Description of the task >> Leave the pictures out and retype the lines from the beginning through the line with "(0,0) rectangle (594,-1205);", both ends included.

..............................

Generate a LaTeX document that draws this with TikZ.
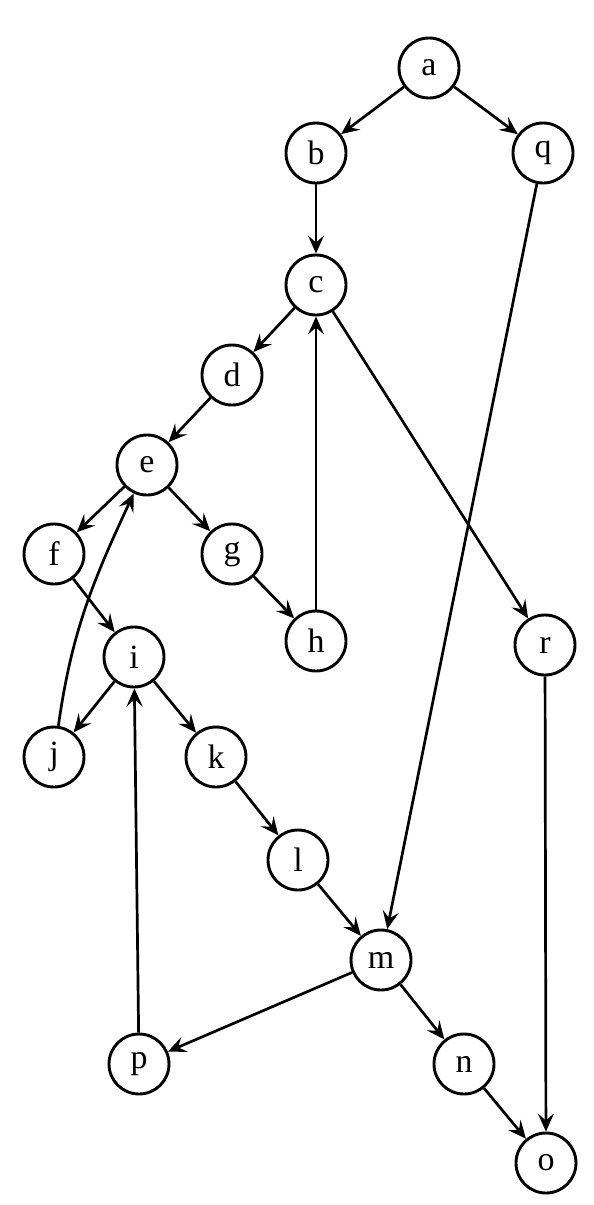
\documentclass[tikz,border=0pt]{standalone}
\usepackage{fontspec}
\setmainfont{Liberation Serif}
\usetikzlibrary{arrows.meta}

\tikzset{
  vertex/.style={draw, circle, line width=1.45pt, minimum size=30pt, inner sep=0pt, font=\fontsize{17}{19}\selectfont},
  edge/.style={line width=1.35pt, -{Stealth[length=9pt, width=8pt, inset=3.5pt]}}
}

\begin{document}
\begin{tikzpicture}[x=0.5pt, y=0.5pt]
\useasboundingbox (0,0) rectangle (594,-1205);

% nodes
\node[vertex] (a) at (429,-68) {a};
\node[vertex] (b) at (316,-153) {b};
\node[vertex] (q) at (543,-153) {q};
\node[vertex] (c) at (316,-285) {c};
\node[vertex] (d) at (232,-375) {d};
\node[vertex] (e) at (147,-465) {e};
\node[vertex] (f) at (54,-554) {f};
\node[vertex] (g) at (232,-554) {g};
\node[vertex] (h) at (316,-641) {h};
\node[vertex] (i) at (134,-657) {i};
\node[vertex] (r) at (545,-645) {r};
\node[vertex] (j) at (54,-757) {j};
\node[vertex] (k) at (216,-757) {k};
\node[vertex] (l) at (298,-860) {l};
\node[vertex] (m) at (381,-960) {m};
\node[vertex] (p) at (139,-1064) {p};
\node[vertex] (n) at (464,-1064) {n};
\node[vertex] (o) at (546,-1163) {o};

% edges
\draw[edge] (a) -- (b);
\draw[edge] (a) -- (q);
\draw[edge] (b) -- (c);
\draw[edge] (c) -- (d);
\draw[edge] (c) -- (r);
\draw[edge] (d) -- (e);
\draw[edge] (e) -- (f);
\draw[edge] (e) -- (g);
\draw[edge] (g) -- (h);
\draw[edge] (h) -- (c);
\draw[edge] (f) -- (i);
\draw[edge] (i) -- (j);
\draw[edge] (i) -- (k);
\draw[edge] (j) to[out=82, in=-115] (e);
\draw[edge] (k) -- (l);
\draw[edge] (l) -- (m);
\draw[edge] (q) -- (m);
\draw[edge] (m) -- (p);
\draw[edge] (m) -- (n);
\draw[edge] (p) -- (i);
\draw[edge] (n) -- (o);
\draw[edge] (r) -- (o);
\end{tikzpicture}
\end{document}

..............................

Output for this exercise >>
Generate a LaTeX document that draws this with TikZ.
\documentclass[tikz,border=0pt]{standalone}
\usepackage{fontspec}
\setmainfont{Liberation Serif}
\usetikzlibrary{arrows.meta}

\tikzset{
  vertex/.style={draw, circle, line width=1.45pt, minimum size=30pt, inner sep=0pt, font=\fontsize{17}{19}\selectfont},
  edge/.style={line width=1.35pt, -{Stealth[length=9pt, width=8pt, inset=3.5pt]}}
}

\begin{document}
\begin{tikzpicture}[x=0.5pt, y=0.5pt]
\useasboundingbox (0,0) rectangle (594,-1205);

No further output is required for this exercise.